(DESCRIPTION OF THE TASK)
Pictures aside, quote the whole listing exactly.

(RECORDED INFORMATION)
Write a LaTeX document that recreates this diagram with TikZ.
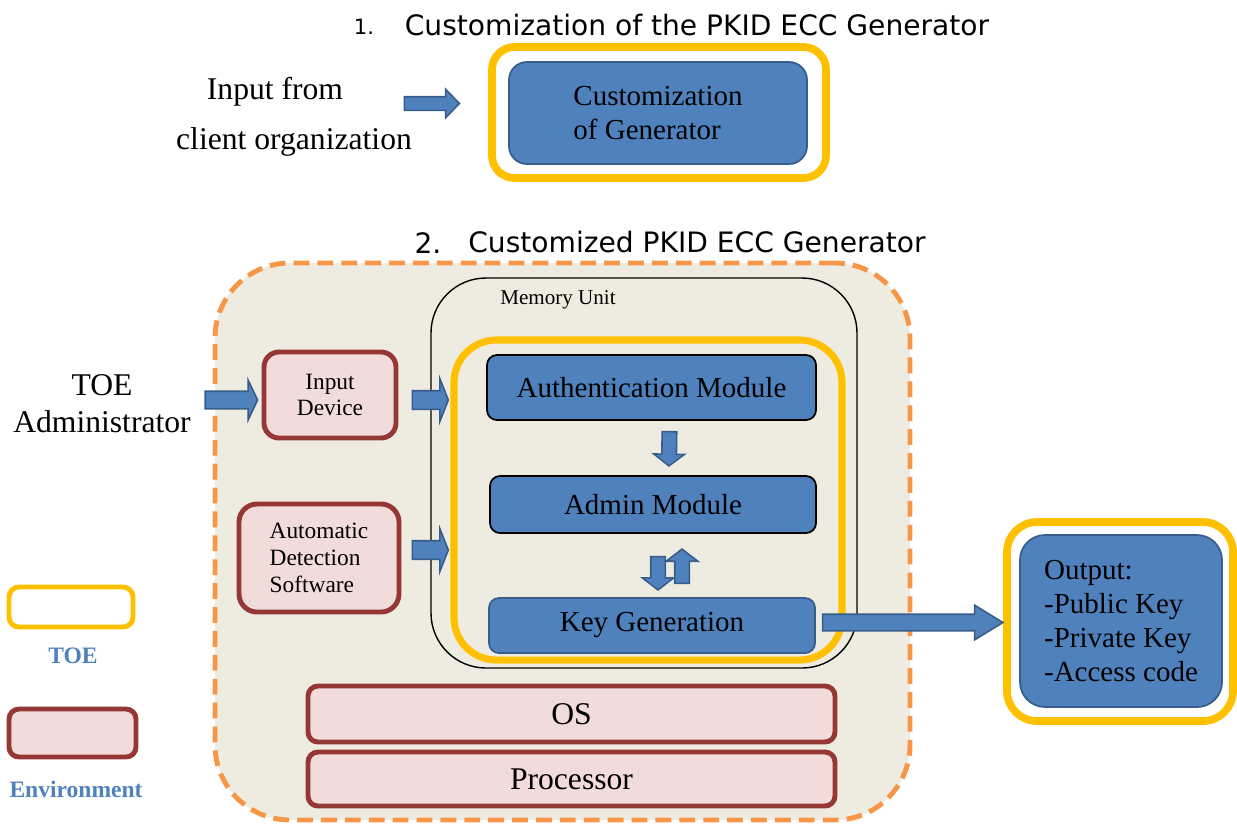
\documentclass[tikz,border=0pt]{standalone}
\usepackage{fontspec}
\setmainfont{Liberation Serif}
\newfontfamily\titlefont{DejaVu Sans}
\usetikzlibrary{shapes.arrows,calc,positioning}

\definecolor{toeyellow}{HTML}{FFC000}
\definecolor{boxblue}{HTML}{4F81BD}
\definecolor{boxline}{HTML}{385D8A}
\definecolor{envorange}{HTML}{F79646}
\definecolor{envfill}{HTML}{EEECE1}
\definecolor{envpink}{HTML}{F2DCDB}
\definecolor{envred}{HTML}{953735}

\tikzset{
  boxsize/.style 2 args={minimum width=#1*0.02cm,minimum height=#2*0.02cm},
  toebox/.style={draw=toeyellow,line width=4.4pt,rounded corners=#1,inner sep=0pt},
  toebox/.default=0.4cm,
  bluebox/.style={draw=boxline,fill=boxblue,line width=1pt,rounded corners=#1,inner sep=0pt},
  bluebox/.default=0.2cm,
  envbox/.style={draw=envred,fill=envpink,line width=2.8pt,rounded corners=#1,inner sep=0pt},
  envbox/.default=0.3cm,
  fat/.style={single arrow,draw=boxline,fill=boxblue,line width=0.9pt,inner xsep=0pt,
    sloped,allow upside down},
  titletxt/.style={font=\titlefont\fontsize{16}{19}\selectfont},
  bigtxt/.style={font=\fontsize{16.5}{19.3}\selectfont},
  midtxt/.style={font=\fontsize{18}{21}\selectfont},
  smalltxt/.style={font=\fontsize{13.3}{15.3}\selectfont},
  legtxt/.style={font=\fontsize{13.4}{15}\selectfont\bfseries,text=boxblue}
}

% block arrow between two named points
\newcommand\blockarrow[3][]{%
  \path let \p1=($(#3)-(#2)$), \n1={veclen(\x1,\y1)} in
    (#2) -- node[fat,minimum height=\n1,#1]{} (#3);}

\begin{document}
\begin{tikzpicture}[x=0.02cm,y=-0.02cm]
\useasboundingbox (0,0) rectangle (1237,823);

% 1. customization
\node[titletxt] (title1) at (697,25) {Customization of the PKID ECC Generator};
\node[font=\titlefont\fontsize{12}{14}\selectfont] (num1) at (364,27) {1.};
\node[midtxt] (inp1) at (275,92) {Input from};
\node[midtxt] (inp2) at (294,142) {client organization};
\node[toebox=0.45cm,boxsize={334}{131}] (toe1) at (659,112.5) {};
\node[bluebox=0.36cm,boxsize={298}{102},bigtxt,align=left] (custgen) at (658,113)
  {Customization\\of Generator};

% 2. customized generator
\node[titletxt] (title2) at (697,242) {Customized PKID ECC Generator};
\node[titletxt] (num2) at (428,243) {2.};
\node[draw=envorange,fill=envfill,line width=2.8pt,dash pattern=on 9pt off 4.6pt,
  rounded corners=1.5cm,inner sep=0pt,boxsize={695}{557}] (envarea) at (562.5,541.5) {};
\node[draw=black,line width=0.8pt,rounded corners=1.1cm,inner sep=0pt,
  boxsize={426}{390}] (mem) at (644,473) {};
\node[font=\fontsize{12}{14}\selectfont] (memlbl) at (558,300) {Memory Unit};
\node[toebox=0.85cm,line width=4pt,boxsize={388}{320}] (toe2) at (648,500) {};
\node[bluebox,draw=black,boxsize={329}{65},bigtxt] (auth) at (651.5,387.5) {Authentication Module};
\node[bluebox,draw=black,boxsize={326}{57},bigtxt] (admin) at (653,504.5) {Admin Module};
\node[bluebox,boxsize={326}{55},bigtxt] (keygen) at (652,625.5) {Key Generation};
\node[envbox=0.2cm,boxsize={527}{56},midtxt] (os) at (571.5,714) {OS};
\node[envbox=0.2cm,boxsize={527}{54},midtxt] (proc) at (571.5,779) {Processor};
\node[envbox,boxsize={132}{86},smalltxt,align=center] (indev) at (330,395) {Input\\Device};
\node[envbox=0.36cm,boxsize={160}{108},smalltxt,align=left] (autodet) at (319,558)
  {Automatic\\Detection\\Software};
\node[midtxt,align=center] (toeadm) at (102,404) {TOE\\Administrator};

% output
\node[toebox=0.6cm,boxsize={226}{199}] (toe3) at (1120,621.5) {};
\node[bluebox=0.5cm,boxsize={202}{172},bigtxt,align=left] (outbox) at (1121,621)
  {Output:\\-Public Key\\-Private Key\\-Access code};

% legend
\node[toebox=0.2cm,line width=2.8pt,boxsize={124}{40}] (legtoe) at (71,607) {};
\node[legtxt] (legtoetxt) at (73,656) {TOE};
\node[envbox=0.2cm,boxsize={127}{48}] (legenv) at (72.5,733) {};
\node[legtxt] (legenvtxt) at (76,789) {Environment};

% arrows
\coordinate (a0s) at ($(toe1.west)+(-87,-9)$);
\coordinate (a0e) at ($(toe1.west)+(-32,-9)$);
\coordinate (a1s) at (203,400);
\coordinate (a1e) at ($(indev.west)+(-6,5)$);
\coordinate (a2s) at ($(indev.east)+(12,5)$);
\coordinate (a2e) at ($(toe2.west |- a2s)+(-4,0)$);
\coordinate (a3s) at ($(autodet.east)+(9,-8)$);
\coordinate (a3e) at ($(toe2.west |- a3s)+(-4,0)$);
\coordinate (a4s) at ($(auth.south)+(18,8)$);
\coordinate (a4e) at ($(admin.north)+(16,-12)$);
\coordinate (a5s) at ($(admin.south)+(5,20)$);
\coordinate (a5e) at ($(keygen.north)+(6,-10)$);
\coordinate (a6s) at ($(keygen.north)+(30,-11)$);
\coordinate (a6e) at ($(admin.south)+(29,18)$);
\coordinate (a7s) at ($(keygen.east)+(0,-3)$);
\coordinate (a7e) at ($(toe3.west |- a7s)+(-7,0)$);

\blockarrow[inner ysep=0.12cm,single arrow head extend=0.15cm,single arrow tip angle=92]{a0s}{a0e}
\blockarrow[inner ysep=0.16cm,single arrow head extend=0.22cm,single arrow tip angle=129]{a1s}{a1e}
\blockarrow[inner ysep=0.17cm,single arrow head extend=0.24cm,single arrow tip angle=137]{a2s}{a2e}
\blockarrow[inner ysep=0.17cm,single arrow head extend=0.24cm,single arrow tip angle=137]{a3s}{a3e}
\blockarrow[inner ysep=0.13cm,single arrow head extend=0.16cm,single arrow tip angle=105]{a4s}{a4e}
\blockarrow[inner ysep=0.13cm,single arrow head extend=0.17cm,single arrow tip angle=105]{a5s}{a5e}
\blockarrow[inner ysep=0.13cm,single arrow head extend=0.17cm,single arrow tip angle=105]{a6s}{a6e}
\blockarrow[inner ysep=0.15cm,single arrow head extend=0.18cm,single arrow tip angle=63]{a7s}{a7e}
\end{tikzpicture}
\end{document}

(TASK RESPONSE)
Write a LaTeX document that recreates this diagram with TikZ.
\documentclass[tikz,border=0pt]{standalone}
\usepackage{fontspec}
\setmainfont{Liberation Serif}
\newfontfamily\titlefont{DejaVu Sans}
\usetikzlibrary{shapes.arrows,calc,positioning}

\definecolor{toeyellow}{HTML}{FFC000}
\definecolor{boxblue}{HTML}{4F81BD}
\definecolor{boxline}{HTML}{385D8A}
\definecolor{envorange}{HTML}{F79646}
\definecolor{envfill}{HTML}{EEECE1}
\definecolor{envpink}{HTML}{F2DCDB}
\definecolor{envred}{HTML}{953735}

\tikzset{
  boxsize/.style 2 args={minimum width=#1*0.02cm,minimum height=#2*0.02cm},
  toebox/.style={draw=toeyellow,line width=4.4pt,rounded corners=#1,inner sep=0pt},
  toebox/.default=0.4cm,
  bluebox/.style={draw=boxline,fill=boxblue,line width=1pt,rounded corners=#1,inner sep=0pt},
  bluebox/.default=0.2cm,
  envbox/.style={draw=envred,fill=envpink,line width=2.8pt,rounded corners=#1,inner sep=0pt},
  envbox/.default=0.3cm,
  fat/.style={single arrow,draw=boxline,fill=boxblue,line width=0.9pt,inner xsep=0pt,
    sloped,allow upside down},
  titletxt/.style={font=\titlefont\fontsize{16}{19}\selectfont},
  bigtxt/.style={font=\fontsize{16.5}{19.3}\selectfont},
  midtxt/.style={font=\fontsize{18}{21}\selectfont},
  smalltxt/.style={font=\fontsize{13.3}{15.3}\selectfont},
  legtxt/.style={font=\fontsize{13.4}{15}\selectfont\bfseries,text=boxblue}
}

% block arrow between two named points
\newcommand\blockarrow[3][]{%
  \path let \p1=($(#3)-(#2)$), \n1={veclen(\x1,\y1)} in
    (#2) -- node[fat,minimum height=\n1,#1]{} (#3);}

\begin{document}
\begin{tikzpicture}[x=0.02cm,y=-0.02cm]
\useasboundingbox (0,0) rectangle (1237,823);

% 1. customization
\node[titletxt] (title1) at (697,25) {Customization of the PKID ECC Generator};
\node[font=\titlefont\fontsize{12}{14}\selectfont] (num1) at (364,27) {1.};
\node[midtxt] (inp1) at (275,92) {Input from};
\node[midtxt] (inp2) at (294,142) {client organization};
\node[toebox=0.45cm,boxsize={334}{131}] (toe1) at (659,112.5) {};
\node[bluebox=0.36cm,boxsize={298}{102},bigtxt,align=left] (custgen) at (658,113)
  {Customization\\of Generator};

% 2. customized generator
\node[titletxt] (title2) at (697,242) {Customized PKID ECC Generator};
\node[titletxt] (num2) at (428,243) {2.};
\node[draw=envorange,fill=envfill,line width=2.8pt,dash pattern=on 9pt off 4.6pt,
  rounded corners=1.5cm,inner sep=0pt,boxsize={695}{557}] (envarea) at (562.5,541.5) {};
\node[draw=black,line width=0.8pt,rounded corners=1.1cm,inner sep=0pt,
  boxsize={426}{390}] (mem) at (644,473) {};
\node[font=\fontsize{12}{14}\selectfont] (memlbl) at (558,300) {Memory Unit};
\node[toebox=0.85cm,line width=4pt,boxsize={388}{320}] (toe2) at (648,500) {};
\node[bluebox,draw=black,boxsize={329}{65},bigtxt] (auth) at (651.5,387.5) {Authentication Module};
\node[bluebox,draw=black,boxsize={326}{57},bigtxt] (admin) at (653,504.5) {Admin Module};
\node[bluebox,boxsize={326}{55},bigtxt] (keygen) at (652,625.5) {Key Generation};
\node[envbox=0.2cm,boxsize={527}{56},midtxt] (os) at (571.5,714) {OS};
\node[envbox=0.2cm,boxsize={527}{54},midtxt] (proc) at (571.5,779) {Processor};
\node[envbox,boxsize={132}{86},smalltxt,align=center] (indev) at (330,395) {Input\\Device};
\node[envbox=0.36cm,boxsize={160}{108},smalltxt,align=left] (autodet) at (319,558)
  {Automatic\\Detection\\Software};
\node[midtxt,align=center] (toeadm) at (102,404) {TOE\\Administrator};

% output
\node[toebox=0.6cm,boxsize={226}{199}] (toe3) at (1120,621.5) {};
\node[bluebox=0.5cm,boxsize={202}{172},bigtxt,align=left] (outbox) at (1121,621)
  {Output:\\-Public Key\\-Private Key\\-Access code};

% legend
\node[toebox=0.2cm,line width=2.8pt,boxsize={124}{40}] (legtoe) at (71,607) {};
\node[legtxt] (legtoetxt) at (73,656) {TOE};
\node[envbox=0.2cm,boxsize={127}{48}] (legenv) at (72.5,733) {};
\node[legtxt] (legenvtxt) at (76,789) {Environment};

% arrows
\coordinate (a0s) at ($(toe1.west)+(-87,-9)$);
\coordinate (a0e) at ($(toe1.west)+(-32,-9)$);
\coordinate (a1s) at (203,400);
\coordinate (a1e) at ($(indev.west)+(-6,5)$);
\coordinate (a2s) at ($(indev.east)+(12,5)$);
\coordinate (a2e) at ($(toe2.west |- a2s)+(-4,0)$);
\coordinate (a3s) at ($(autodet.east)+(9,-8)$);
\coordinate (a3e) at ($(toe2.west |- a3s)+(-4,0)$);
\coordinate (a4s) at ($(auth.south)+(18,8)$);
\coordinate (a4e) at ($(admin.north)+(16,-12)$);
\coordinate (a5s) at ($(admin.south)+(5,20)$);
\coordinate (a5e) at ($(keygen.north)+(6,-10)$);
\coordinate (a6s) at ($(keygen.north)+(30,-11)$);
\coordinate (a6e) at ($(admin.south)+(29,18)$);
\coordinate (a7s) at ($(keygen.east)+(0,-3)$);
\coordinate (a7e) at ($(toe3.west |- a7s)+(-7,0)$);

\blockarrow[inner ysep=0.12cm,single arrow head extend=0.15cm,single arrow tip angle=92]{a0s}{a0e}
\blockarrow[inner ysep=0.16cm,single arrow head extend=0.22cm,single arrow tip angle=129]{a1s}{a1e}
\blockarrow[inner ysep=0.17cm,single arrow head extend=0.24cm,single arrow tip angle=137]{a2s}{a2e}
\blockarrow[inner ysep=0.17cm,single arrow head extend=0.24cm,single arrow tip angle=137]{a3s}{a3e}
\blockarrow[inner ysep=0.13cm,single arrow head extend=0.16cm,single arrow tip angle=105]{a4s}{a4e}
\blockarrow[inner ysep=0.13cm,single arrow head extend=0.17cm,single arrow tip angle=105]{a5s}{a5e}
\blockarrow[inner ysep=0.13cm,single arrow head extend=0.17cm,single arrow tip angle=105]{a6s}{a6e}
\blockarrow[inner ysep=0.15cm,single arrow head extend=0.18cm,single arrow tip angle=63]{a7s}{a7e}
\end{tikzpicture}
\end{document}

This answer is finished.